Mercy does not mean a lack of memory. It means remembering rightly. Mercy doesn’t erase the past; it reframes it. It looks at what was done, at what was lost, at what still aches, and refuses to let that pain have the final word. Mercy names the wound but chooses not to perpetuate the cycle of harm. It remembers without resentment, because it has entrusted justice to God.
Forgiveness without memory is amnesia. Forgiveness with memory is redemption. When Jesus shows His wounds after the resurrection, He’s not pretending the crucifixion never happened. He’s showing that mercy transforms what memory cannot undo. The marks remain, but the meaning changes.
Many equate divine mercy with indiscriminate access. They forget that Jesus forgave His executioners, but He did not restore fellowship with unrepentant hearts. Mercy releases the debt; it doesn’t ignore the boundary. Forgiveness opens the door to grace, but reconciliation requires truth, repentance, and change.
When the risen Christ appeared, He didn’t seek out those who betrayed Him to make them feel better about it. He revealed Himself to those whose hearts were pierced and humbled by love. Mercy welcomes the prodigal, but it doesn’t endorse the far country. It calls the wanderer home, but home still has a threshold.
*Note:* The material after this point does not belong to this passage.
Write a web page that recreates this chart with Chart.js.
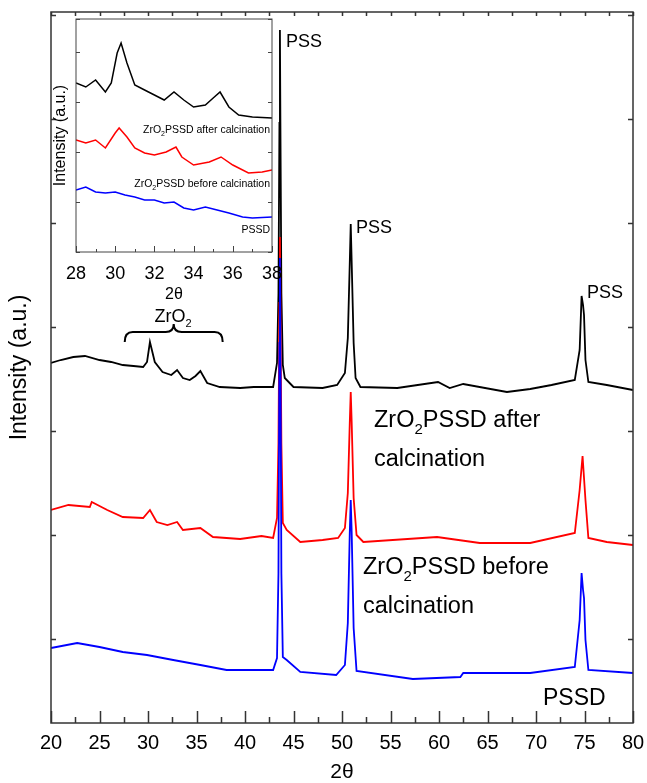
<!DOCTYPE html>
<html>
<head>
<meta charset="utf-8">
<script src="https://cdn.jsdelivr.net/npm/chart.js@4.4.0/dist/chart.umd.min.js"></script>
<style>
html, body { margin: 0; padding: 0; background: #fff; }
#wrap { position: relative; width: 647px; height: 783px; }
#mainChart { position: absolute; left: 0; top: 0; }
#insetChart { position: absolute; left: 40px; top: 8px; }
</style>
</head>
<body>
<div id="wrap">
<canvas id="mainChart" width="647" height="783"></canvas>
<canvas id="insetChart" width="250" height="300"></canvas>
</div>
<script>
// main pattern, 2theta 20-80 (offset traces, a.u.)
var blackX = [20,21,22.3,23.5,25,26.2,27.4,28.5,29.5,29.9,30.2,30.4,30.7,31.5,32.4,33.0,33.6,34.3,34.9,35.4,36.1,37.4,39.5,40.9,42.9,43.3,43.45,43.55,43.6,43.65,43.75,43.9,44.1,45,48,49.5,50.3,50.6,50.8,50.9,51.0,51.2,51.4,51.9,55.7,59.9,61.1,62.5,67,69.4,71.6,74,74.5,74.7,74.85,74.95,75.1,75.4,77.3,80];
var blackY = [360,363,366,367,363,361,358,357,356,361,381,373,361,351,348,353,345,343,347,352,340,336,335,336,336,360,430,600,693,600,430,358,345,336,335,338,350,385,460,499,460,380,345,336,335,341,335,339,331,334,338,343,373,427,418,408,363,341,338,333];

var redX = [20,21.8,24,24.2,25.8,27.4,29.5,30.2,30.9,32,33,33.6,35.4,36.7,39.5,41.7,42.9,43.3,43.45,43.55,43.6,43.65,43.75,43.9,44.3,45.7,48,49.6,50.3,50.6,50.8,50.9,51.0,51.2,51.5,52.2,59.8,64.2,69.4,74,74.5,74.8,75.1,75.4,77.3,80];
var redY = [213,218,216,221,213,206,205,213,201,198,201,193,195,186,184,187,185,205,280,420,486,420,280,200,193,181,183,185,195,230,300,331,300,225,188,181,186,180,180,190,233,267,223,185,181,178];

var blueX = [20,22.7,25,27.4,29.9,32.6,35.4,38.1,41.5,42.9,43.3,43.45,43.55,43.6,43.65,43.75,43.9,44.3,45.7,49.4,50.3,50.6,50.8,50.9,51.0,51.2,51.5,57.3,62.2,62.5,69.4,74,74.5,74.7,74.85,74.95,75.1,75.4,80];
var blueY = [75,80,76,71,68,63,58,53,53,53,65,150,380,465,380,150,66,63,51,48,58,100,190,223,190,95,52,44,46,50,50,56,103,150,133,125,83,53,50];

// inset, 2theta 28-38
var inBlackX = [28,28.5,29,29.5,29.8,30.1,30.3,30.6,31,31.5,32,32.5,33,33.5,34,34.6,35,35.35,35.8,36.3,37,38];
var inBlackY = [169,165,172,160,169,199,209,189,167,162,157,152,160,152,145,147,154,160,145,137,135,134];
var inRedX = [28,28.5,29,29.5,30,30.2,30.6,31,31.5,32,32.6,33.1,33.4,34,34.8,35.4,36,36.8,37.5,38];
var inRedY = [112,109,112,104,119,124,115,104,99,97,100,105,95,87,90,95,87,79,80,82];
var inBlueX = [28,28.5,29,29.5,30,30.5,31,31.5,32,32.5,33,33.5,34,34.6,35.2,35.8,36.5,37,38];
var inBlueY = [62,65,60,59,60,57,55,52,52,49,50,44,42,45,42,39,35,34,35];

var mainYTicks = [84,188,292,396,500,604,708];

var FONT = '"Liberation Sans", Arial, sans-serif';

function pts(xs, ys) {
	return xs.map(function (x, i) { return {x: x, y: ys[i]}; });
}

// text with subscripts: parts alternate normal / subscript
function drawRich(ctx, x, y, parts, size, align) {
	ctx.save();
	ctx.fillStyle = '#000';
	ctx.textBaseline = 'alphabetic';
	ctx.textAlign = 'left';
	var big = size + 'px ' + FONT;
	var small = Math.round(size * 0.62) + 'px ' + FONT;
	var w = 0;
	parts.forEach(function (t, i) { ctx.font = i % 2 ? small : big; w += ctx.measureText(t).width; });
	var cx = x;
	if (align === 'right') cx = x - w;
	if (align === 'center') cx = x - w / 2;
	parts.forEach(function (t, i) {
		ctx.font = i % 2 ? small : big;
		ctx.fillText(t, cx, i % 2 ? y + size * 0.3 : y);
		cx += ctx.measureText(t).width;
	});
	ctx.restore();
}

// box frame with inward ticks
const frameTicks = {
	id: 'frameTicks',
	afterDatasetsDraw(chart, args, o) {
		const ctx = chart.ctx, a = chart.chartArea, xs = chart.scales.x, ys = chart.scales.y;
		ctx.save();
		ctx.strokeStyle = o.color;
		ctx.lineWidth = o.lineWidth;
		ctx.beginPath();
		for (let v = xs.min; v <= xs.max + 1e-6; v += o.xMinor) {
			const px = Math.round(xs.getPixelForValue(v)) + 0.5;
			const major = Math.abs(v / o.xMajor - Math.round(v / o.xMajor)) < 1e-6;
			ctx.moveTo(px, a.bottom);
			ctx.lineTo(px, a.bottom - (major ? o.majorLen : o.minorLen));
			ctx.moveTo(px, a.top);
			ctx.lineTo(px, a.top + o.topLen);
		}
		ys.ticks.forEach(function (t) {
			const py = Math.round(ys.getPixelForValue(t.value)) + 0.5;
			ctx.moveTo(a.left, py);
			ctx.lineTo(a.left + o.yLen, py);
			ctx.moveTo(a.right, py);
			ctx.lineTo(a.right - o.yLen, py);
		});
		ctx.stroke();
		ctx.strokeRect(a.left, a.top, a.right - a.left, a.bottom - a.top);
		ctx.restore();
	}
};

const notes = {
	id: 'notes',
	afterDraw(chart, args, o) {
		const ctx = chart.ctx, xs = chart.scales.x, ys = chart.scales.y;
		(o.items || []).forEach(function (n) {
			drawRich(ctx, xs.getPixelForValue(n.x), ys.getPixelForValue(n.y), n.parts, n.size, n.align);
		});
		if (o.brace) {
			const b = o.brace;
			const x0 = xs.getPixelForValue(b.x0), x1 = xs.getPixelForValue(b.x1), xm = (x0 + x1) / 2;
			const ye = ys.getPixelForValue(b.yEnd), yb = ys.getPixelForValue(b.yBar), yc = ys.getPixelForValue(b.yTip);
			ctx.save();
			ctx.strokeStyle = '#000';
			ctx.lineWidth = 2;
			ctx.beginPath();
			ctx.moveTo(x0, ye);
			ctx.quadraticCurveTo(x0, yb, x0 + 8, yb);
			ctx.lineTo(xm - 8, yb);
			ctx.quadraticCurveTo(xm, yb, xm, yc);
			ctx.quadraticCurveTo(xm, yb, xm + 8, yb);
			ctx.lineTo(x1 - 8, yb);
			ctx.quadraticCurveTo(x1, yb, x1, ye);
			ctx.stroke();
			ctx.restore();
		}
	}
};

function line(data, color, order, w) {
	return {
		data: data,
		borderColor: color,
		borderWidth: w,
		pointRadius: 0,
		tension: 0,
		fill: false,
		order: order
	};
}

const mainChart = new Chart(document.getElementById('mainChart').getContext('2d'), {
	type: 'line',
	data: {
		datasets: [
			line(pts(blueX, blueY), '#0000ff', 0, 1.8),
			line(pts(redX, redY), '#ff0000', 1, 1.8),
			line(pts(blackX, blackY), '#000000', 2, 1.8)
		]
	},
	options: {
		responsive: false,
		animation: false,
		layout: { padding: { left: 0, right: 14, top: 12, bottom: 0 } },
		plugins: {
			legend: { display: false },
			tooltip: { enabled: false },
			frameTicks: { color: '#333', lineWidth: 1.5, xMinor: 2.5, xMajor: 5, majorLen: 12, minorLen: 6, topLen: 4, yLen: 5 },
			notes: {
				items: [
					{ parts: ['PSS'], x: 44.23, y: 676, size: 18 },
					{ parts: ['PSS'], x: 51.44, y: 490, size: 18 },
					{ parts: ['PSS'], x: 75.26, y: 425, size: 18 },
					{ parts: ['ZrO', '2'], x: 32.58, y: 401, size: 18, align: 'center' },
					{ parts: ['ZrO', '2', 'PSSD after'], x: 53.3, y: 296, size: 23.5 },
					{ parts: ['calcination'], x: 53.3, y: 257, size: 23.5 },
					{ parts: ['ZrO', '2', 'PSSD before'], x: 52.16, y: 149, size: 23.5 },
					{ parts: ['calcination'], x: 52.16, y: 110, size: 23.5 },
					{ parts: ['PSSD'], x: 70.72, y: 18, size: 23 }
				],
				brace: { x0: 27.6, x1: 37.7, yEnd: 381, yBar: 391, yTip: 399 }
			}
		},
		scales: {
			x: {
				type: 'linear',
				min: 20,
				max: 80,
				afterFit: function (s) { s.height = 60; },
				grid: { display: false },
				border: { display: false },
				ticks: { stepSize: 5, autoSkip: false, maxRotation: 0, padding: 0, color: '#000', font: { family: FONT, size: 20 } },
				title: { display: true, text: '2θ', color: '#000', padding: { top: 0, bottom: 0 }, font: { family: FONT, size: 21, lineHeight: 1.0 } }
			},
			y: {
				type: 'linear',
				min: 0,
				max: 711,
				afterFit: function (s) { s.width = 51; },
				afterBuildTicks: function (s) { s.ticks = mainYTicks.map(function (v) { return {value: v}; }); },
				grid: { display: false },
				border: { display: false },
				ticks: { display: false },
				title: { display: true, text: 'Intensity (a.u.)', color: '#000', padding: { top: 6, bottom: 0 }, font: { family: FONT, size: 23 } }
			}
		}
	},
	plugins: [frameTicks, notes]
});

const insetChart = new Chart(document.getElementById('insetChart').getContext('2d'), {
	type: 'line',
	data: {
		datasets: [
			line(pts(inBlueX, inBlueY), '#0000ff', 0, 1.5),
			line(pts(inRedX, inRedY), '#ff0000', 1, 1.5),
			line(pts(inBlackX, inBlackY), '#000000', 2, 1.5)
		]
	},
	options: {
		responsive: false,
		animation: false,
		layout: { padding: { left: 0, right: 18, top: 11, bottom: 0 } },
		plugins: {
			legend: { display: false },
			tooltip: { enabled: false },
			frameTicks: { color: '#444', lineWidth: 1, xMinor: 1, xMajor: 2, majorLen: 6, minorLen: 3, topLen: 0, yLen: 4 },
			notes: {
				items: [
					{ parts: ['ZrO', '2', 'PSSD after calcination'], x: 37.9, y: 119, size: 10.5, align: 'right' },
					{ parts: ['ZrO', '2', 'PSSD before calcination'], x: 37.9, y: 65, size: 10.5, align: 'right' },
					{ parts: ['PSSD'], x: 37.9, y: 19, size: 10.5, align: 'right' }
				]
			}
		},
		scales: {
			x: {
				type: 'linear',
				min: 28,
				max: 38,
				afterFit: function (s) { s.height = 56; },
				grid: { display: false },
				border: { display: false },
				ticks: { stepSize: 2, autoSkip: false, maxRotation: 0, padding: 3, color: '#000', font: { family: FONT, size: 18 } },
				title: { display: true, text: '2θ', color: '#000', padding: { top: 0, bottom: 4 }, font: { family: FONT, size: 16 } }
			},
			y: {
				type: 'linear',
				min: 0,
				max: 233,
				afterFit: function (s) { s.width = 36; },
				grid: { display: false },
				border: { display: false },
				ticks: { display: false, stepSize: 50 },
				title: { display: true, text: 'Intensity (a.u.)', color: '#000', padding: { top: 11, bottom: 0 }, font: { family: FONT, size: 16 } }
			}
		}
	},
	plugins: [frameTicks, notes]
});
</script>
</body>
</html>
To remember rightly is to see as God sees: the wound is real, the offense matters, and yet the future is not condemned to repeat the past. Mercy transforms what memory recalls, not by denying it, but by redeeming it.
The Spirit often disturbs our settled frameworks, leading us into moments where our explanations collapse, and where people or events don’t fit our theological or personal grids. Think of Peter in Acts 10: the Spirit shattered his categories about who could be called “clean.” This disruption is a mercy. It widens the soul’s aperture for divine mystery. The Spirit deals with our closed-mindedness not by confirming what we already know but by expanding what we can bear to see.
Ours is a culture addicted to the optics of power: charisma, dominance, influence, platform. We mistake visibility for vision.
Isaiah’s image of a little child leading dismantles all of that. The world Isaiah imagines is not led by the strong man but by the vulnerable one. It is not driven by personality but by purity. The little child leading the lion and the lamb exposes our false hierarchies. It says, “The kingdom of God is not managed; it is received.”